If you produce a package with a new CentOS-Base.repo (and force install it) that overwrites the other file, then when new updates happen it will produce rpmnew files and should not affect you at all.
As I said ... i can be easily convinced to to shift back, but shouldn't we try to do things like upstream?
I also think the old way was better. We have our own "centos-yumconf-local" package, which does an "Obsoletes: centos-yumconf", so as soon as we added our local repo to a new system (containing this package), it would automatically update to our own yum configuration.
Now that does not work anymore, and I would have to replace centos-release to get the same effect. I will have to rebuild this centos-release package for every CentOS release. It's no big deal, because I also have to rebuild other packages for each major release (e.g. glibc for Xen), but I still wanted to say that I preferred the old way.
Perhaps building the centos-yumconf rpm from the centos-release src rpm, like Gordon suggested, is a good plan?
Best Regards, Michael Paesold
Michael Paesold wrote:
Now that does not work anymore, and I would have to replace centos-release to get the same effect. I will have to rebuild this centos-release package for every CentOS release.
Won't this also cause problems when upgrading to the next release?
John Summerfied wrote:
Michael Paesold wrote:
Now that does not work anymore, and I would have to replace centos-release to get the same effect. I will have to rebuild this centos-release package for every CentOS release.

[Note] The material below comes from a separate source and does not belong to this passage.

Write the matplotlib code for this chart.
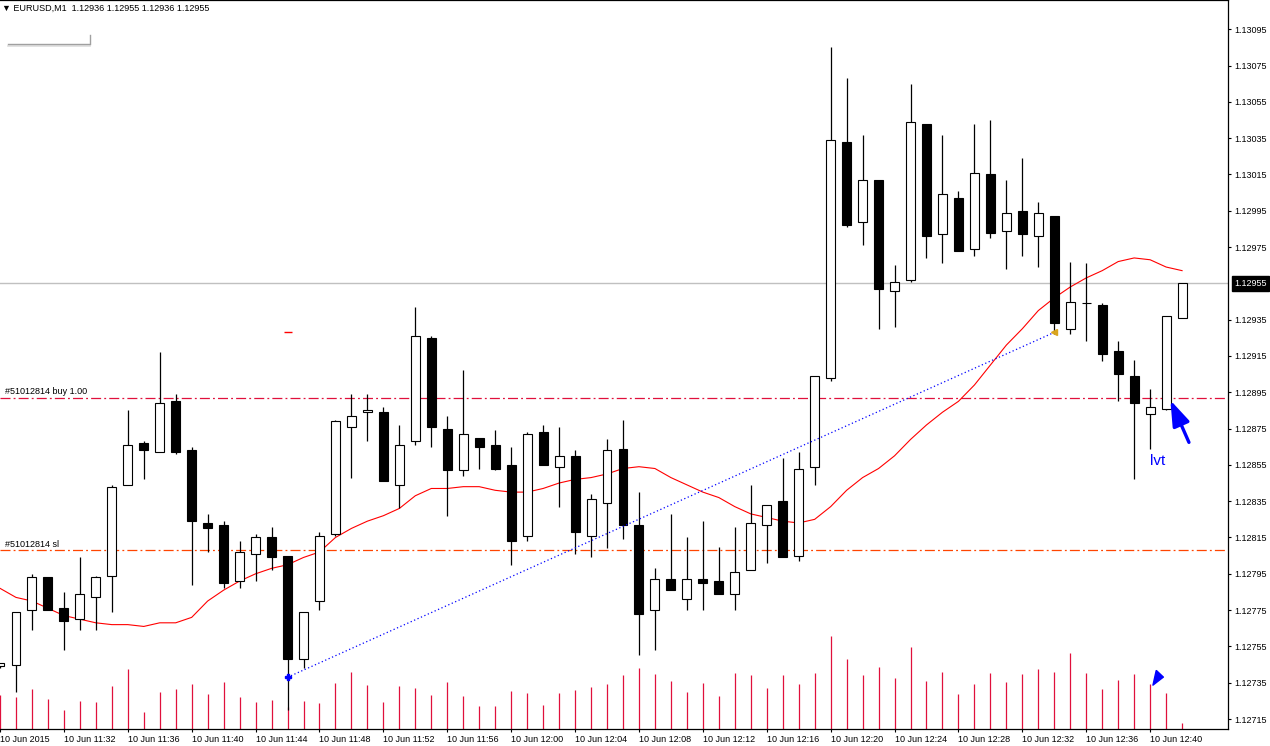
import numpy as np
import pandas as pd
import matplotlib
matplotlib.use("Agg")
import matplotlib.pyplot as plt
import matplotlib.transforms as mtransforms
from matplotlib.lines import Line2D

plt.rcParams['font.family'] = ['Liberation Sans', 'DejaVu Sans']

# EURUSD M1, 10 Jun 2015 11:28 .. 12:42 (first bar only partly on screen)
bar_times = pd.date_range('2015-06-10 11:28', periods=75, freq='min')

opens = [1.12744,
         1.12745, 1.12775, 1.12793, 1.12776, 1.12770, 1.12782, 1.12794, 1.12844, 1.12867, 1.12862,
         1.12890, 1.12863, 1.12823, 1.12822, 1.12791, 1.12806, 1.12815, 1.12805, 1.12748, 1.12780,
         1.12817, 1.12876, 1.12884, 1.12884, 1.12844, 1.12868, 1.12925, 1.12875, 1.12852, 1.12870,
         1.12866, 1.12855, 1.12816, 1.12873, 1.12854, 1.12860, 1.12816, 1.12834, 1.12864, 1.12822,
         1.12775, 1.12792, 1.12781, 1.12792, 1.12791, 1.12784, 1.12797, 1.12822, 1.12835, 1.12805,
         1.12854, 1.12903, 1.13033, 1.12989, 1.13012, 1.12951, 1.12957, 1.13043, 1.12982, 1.13002,
         1.12974, 1.13015, 1.12984, 1.12995, 1.12981, 1.12992, 1.12930, 1.12944, 1.12943, 1.12918,
         1.12904, 1.12883, 1.12886, 1.12936]
highs = [1.12746,
         1.12774, 1.12795, 1.12793, 1.12785, 1.12804, 1.12794, 1.12844, 1.12885, 1.12868, 1.12917,
         1.12894, 1.12865, 1.12828, 1.12824, 1.12813, 1.12817, 1.12821, 1.12805, 1.12774, 1.12818,
         1.12880, 1.12894, 1.12894, 1.12887, 1.12877, 1.12942, 1.12926, 1.12882, 1.12907, 1.12870,
         1.12874, 1.12865, 1.12873, 1.12877, 1.12876, 1.12863, 1.12839, 1.12869, 1.12880, 1.12840,
         1.12798, 1.12828, 1.12815, 1.12824, 1.12810, 1.12821, 1.12844, 1.12833, 1.12859, 1.12862,
         1.12904, 1.13085, 1.13068, 1.13037, 1.13012, 1.12965, 1.13065, 1.13043, 1.13037, 1.13006,
         1.13043, 1.13045, 1.13012, 1.13024, 1.13000, 1.12992, 1.12967, 1.12966, 1.12944, 1.12923,
         1.12913, 1.12897, 1.12937, 1.12955]
lows = [1.12743,
        1.12730, 1.12764, 1.12775, 1.12753, 1.12764, 1.12764, 1.12774, 1.12844, 1.12847, 1.12862,
        1.12861, 1.12789, 1.12807, 1.12787, 1.12787, 1.12791, 1.12797, 1.12720, 1.12743, 1.12775,
        1.12816, 1.12848, 1.12868, 1.12846, 1.12831, 1.12866, 1.12865, 1.12827, 1.12849, 1.12853,
        1.12852, 1.12800, 1.12813, 1.12855, 1.12832, 1.12806, 1.12804, 1.12809, 1.12814, 1.12750,
        1.12753, 1.12786, 1.12775, 1.12775, 1.12784, 1.12775, 1.12797, 1.12801, 1.12804, 1.12802,
        1.12844, 1.12901, 1.12986, 1.12976, 1.12930, 1.12931, 1.12956, 1.12969, 1.12966, 1.12973,
        1.12970, 1.12980, 1.12963, 1.12970, 1.12964, 1.12927, 1.12927, 1.12923, 1.12912, 1.12890,
        1.12847, 1.12864, 1.12885, 1.12936]
closes = [1.12746,
          1.12774, 1.12793, 1.12775, 1.12769, 1.12784, 1.12793, 1.12843, 1.12866, 1.12863, 1.12889,
          1.12862, 1.12824, 1.12820, 1.12790, 1.12807, 1.12815, 1.12804, 1.12748, 1.12774, 1.12816,
          1.12879, 1.12882, 1.12885, 1.12846, 1.12866, 1.12926, 1.12876, 1.12852, 1.12872, 1.12865,
          1.12853, 1.12813, 1.12872, 1.12855, 1.12860, 1.12818, 1.12836, 1.12863, 1.12822, 1.12773,
          1.12792, 1.12786, 1.12792, 1.12790, 1.12784, 1.12796, 1.12823, 1.12833, 1.12804, 1.12853,
          1.12904, 1.13034, 1.12987, 1.13012, 1.12952, 1.12956, 1.13044, 1.12981, 1.13004, 1.12973,
          1.13016, 1.12983, 1.12994, 1.12982, 1.12994, 1.12933, 1.12945, 1.12944, 1.12916, 1.12905,
          1.12889, 1.12887, 1.12937, 1.12955]
tick_volume = [100,
               93, 117, 87, 57, 81, 78, 126, 177, 51, 108,
               117, 132, 102, 138, 93, 78, 84, 64, 81, 75,
               135, 168, 129, 78, 126, 120, 99, 138, 96, 66,
               66, 111, 105, 69, 105, 114, 123, 132, 159, 180,
               162, 141, 108, 135, 96, 165, 159, 120, 159, 132,
               165, 273, 204, 159, 183, 150, 240, 141, 168, 102,
               132, 165, 138, 162, 177, 168, 222, 165, 117, 144,
               162, 132, 105, 18]
ma_line = [1.12787,
           1.12782, 1.12780, 1.12776, 1.12772, 1.12770, 1.12768, 1.12767, 1.12767, 1.12766, 1.12768,
           1.12768, 1.12771, 1.12780, 1.12786, 1.12791, 1.12795, 1.12798, 1.12800, 1.12804, 1.12807,
           1.12815, 1.12820, 1.12824, 1.12827, 1.12831, 1.12838, 1.12842, 1.12842, 1.12843, 1.12843,
           1.12841, 1.12840, 1.12840, 1.12842, 1.12845, 1.12847, 1.12848, 1.12850, 1.12853, 1.12854,
           1.12853, 1.12848, 1.12844, 1.12840, 1.12837, 1.12832, 1.12828, 1.12826, 1.12824, 1.12823,
           1.12825, 1.12832, 1.12841, 1.12848, 1.12853, 1.12860, 1.12869, 1.12877, 1.12884, 1.12890,
           1.12899, 1.12910, 1.12921, 1.12930, 1.12940, 1.12947, 1.12953, 1.12958, 1.12962, 1.12967,
           1.12969, 1.12968, 1.12964, 1.12962]

order_buy = 1.12892
order_sl = 1.12808
last_price = 1.12955
trend_start = (17, 1.12738)
trend_end = (65, 1.12928)
tp_mark = (17, 1.12928)
flag_mark = (71.45, 1.12738)
arrow_tail = (73.5, 1.12866)
arrow_head = (72.2, 1.12892)
note_pos = (71.45, 1.12857)

price_ticks = np.round(np.arange(1.12715, 1.13096, 0.0002), 5)

x = np.arange(len(opens)) - 1
o = np.array(opens)
h = np.array(highs)
l = np.array(lows)
c = np.array(closes)

fig = plt.figure(figsize=(12.7, 7.46), dpi=100)
rect = [0, 17 / 746, 1228 / 1270, 729 / 746]
ax = fig.add_axes(rect)
axv = ax.twinx()
ax.set_zorder(axv.get_zorder() + 1)
ax.patch.set_visible(False)

# volume in the bottom of the same window
axv.vlines(x, 0, tick_volume, color='#E0103C', lw=0.9)
axv.set_ylim(0, 2136)
axv.set_yticks([])
for s in axv.spines.values():
    s.set_visible(False)

ax.set_xlim(-0.875, 75.875)
ax.set_ylim(1.127095, 1.131111)

blend = mtransforms.blended_transform_factory(ax.transAxes, ax.transData)

# horizontal lines
ax.axhline(last_price, color='#C0C0C0', lw=1.0, zorder=1)
ax.axhline(order_buy, color='#E0103C', lw=0.9, dashes=(8, 2.5, 1.5, 2.5), zorder=1)
ax.axhline(order_sl, color='#FF4500', lw=0.9, dashes=(8, 2.5, 1.5, 2.5), zorder=1)
ax.annotate('#51012814 buy 1.00', xy=(0.004, order_buy), xycoords=blend,
            xytext=(0, 1.2), textcoords='offset points', va='bottom', fontsize=6.5)
ax.annotate('#51012814 sl', xy=(0.004, order_sl), xycoords=blend,
            xytext=(0, 1.2), textcoords='offset points', va='bottom', fontsize=6.5)

# moving average
ax.plot(x, ma_line, color='red', lw=0.8, zorder=2)

# candles
ax.vlines(x, l, h, color='black', lw=0.9, zorder=3)
up = c >= o
ax.bar(x, np.abs(c - o), bottom=np.minimum(o, c), width=0.56,
       color=np.where(up, 'white', 'black'), edgecolor='black', linewidth=0.8, zorder=4)

# trade history line and arrows
ax.plot([trend_start[0], trend_end[0]], [trend_start[1], trend_end[1]],
        color='blue', lw=0.9, dashes=(1, 2), zorder=5)
ax.plot(*trend_start, marker='P', color='blue', ms=5, zorder=6)
ax.plot(*trend_end, marker='<', color='#DAA520', ms=4, zorder=6)
ax.plot(*tp_mark, marker='_', color='red', ms=6, mew=1.0, zorder=6)
flag = [(-1.2, 6.9), (5.7, 0.4), (-4.4, -7.4), (-1.2, 6.9)]
ax.plot(*flag_mark, marker=flag, color='blue', ms=11, zorder=6)

ax.annotate('', xy=arrow_head, xytext=arrow_tail,
            arrowprops=dict(arrowstyle='-|>,head_length=1.1,head_width=0.38',
                            color='blue', lw=2.4, mutation_scale=14), zorder=7)
ax.text(*note_pos, 'lvt', color='blue', fontsize=11, ha='center', va='center')

# price scale
ax.yaxis.tick_right()
ticks_shown = [t for t in price_ticks if abs(t - last_price) > 1e-7]
ax.set_yticks(ticks_shown)
ax.set_yticklabels([f'{t:.5f}' for t in ticks_shown])
ax.tick_params(axis='y', length=2, width=0.8, pad=2.5, labelsize=6.5, direction='out')
ax.annotate(f'{last_price:.5f}', xy=(1, last_price), xycoords=blend,
            xytext=(4.5, 0), textcoords='offset points', va='center', ha='left',
            color='white', fontsize=6.5, annotation_clip=False,
            bbox=dict(boxstyle='square,pad=0.3', fc='black', ec='black'))

# time scale
tick_idx = [-1] + list(range(3, 74, 4))
tick_lbl = ['10 Jun 2015'] + [bar_times[i + 1].strftime('%d %b %H:%M') for i in tick_idx[1:]]
ax.set_xticks(tick_idx)
ax.set_xticklabels(tick_lbl)
ax.tick_params(axis='x', length=2.5, width=0.8, pad=1.5, labelsize=6.5, direction='out')
for t in ax.get_xticklabels():
    t.set_horizontalalignment('left')

for side in ['top', 'right', 'bottom']:
    ax.spines[side].set_linewidth(0.9)
ax.spines['left'].set_visible(False)

# window header
fig.text(2 / 1270, 1 - 8 / 746, '\u25BC EURUSD,M1  1.12936 1.12955 1.12936 1.12955',
         fontsize=6.5, va='center')
fig.add_artist(Line2D([8 / 1270, 90 / 1270], [1 - 45.5 / 746] * 2, color='#DDDDDD', lw=1.2))
fig.add_artist(Line2D([8 / 1270, 89 / 1270], [1 - 44 / 746] * 2, color='#A0A0A0', lw=1.0))
fig.add_artist(Line2D([89.5 / 1270] * 2, [1 - 35 / 746, 1 - 44 / 746], color='#A0A0A0', lw=1.0))

fig.savefig('out.png', dpi=100)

Won't this also cause problems when upgrading to the next release?
Of course it will. :-(
With number of unhappy people I have seen on this list now, I would ask the CentOS maintainers to change that back so that the former yumconf files come from a separate package (if it comes from a single src.rpm, that's perfectly OK).
Although I understand the arguments for the change, I think going back to how it was done before is the lesser of both evils. Just IMHO.
Best Regards, Michael Paesold
On Thu, Sep 07, 2006 at 03:38:26PM +0200, Michael Paesold enlightened us:
John Summerfied wrote:
Michael Paesold wrote:
Now that does not work anymore, and I would have to replace centos-release to get the same effect. I will have to rebuild this centos-release package for every CentOS release.
Won't this also cause problems when upgrading to the next release?
Of course it will. :-(
Not with proper exclude= lines in your configuration it won't. After all, since you made the centos-release package yourself, you can control what goes in that file, so an exclude line should be trivial.
Matt Hyclak wrote:
On Thu, Sep 07, 2006 at 03:38:26PM +0200, Michael Paesold enlightened us:
John Summerfied wrote:
Michael Paesold wrote:
Now that does not work anymore, and I would have to replace centos-release to get the same effect. I will have to rebuild this centos-release package for every CentOS release.
Won't this also cause problems when upgrading to the next release?
Of course it will. :-(
Not with proper exclude= lines in your configuration it won't. After all, since you made the centos-release package yourself, you can control what goes in that file, so an exclude line should be trivial.
Eh? Doesn't Anaconda look at the release file to see what it's supposed to upgrade _from_? If it doesn't recognise it, how will it know how to upgrade?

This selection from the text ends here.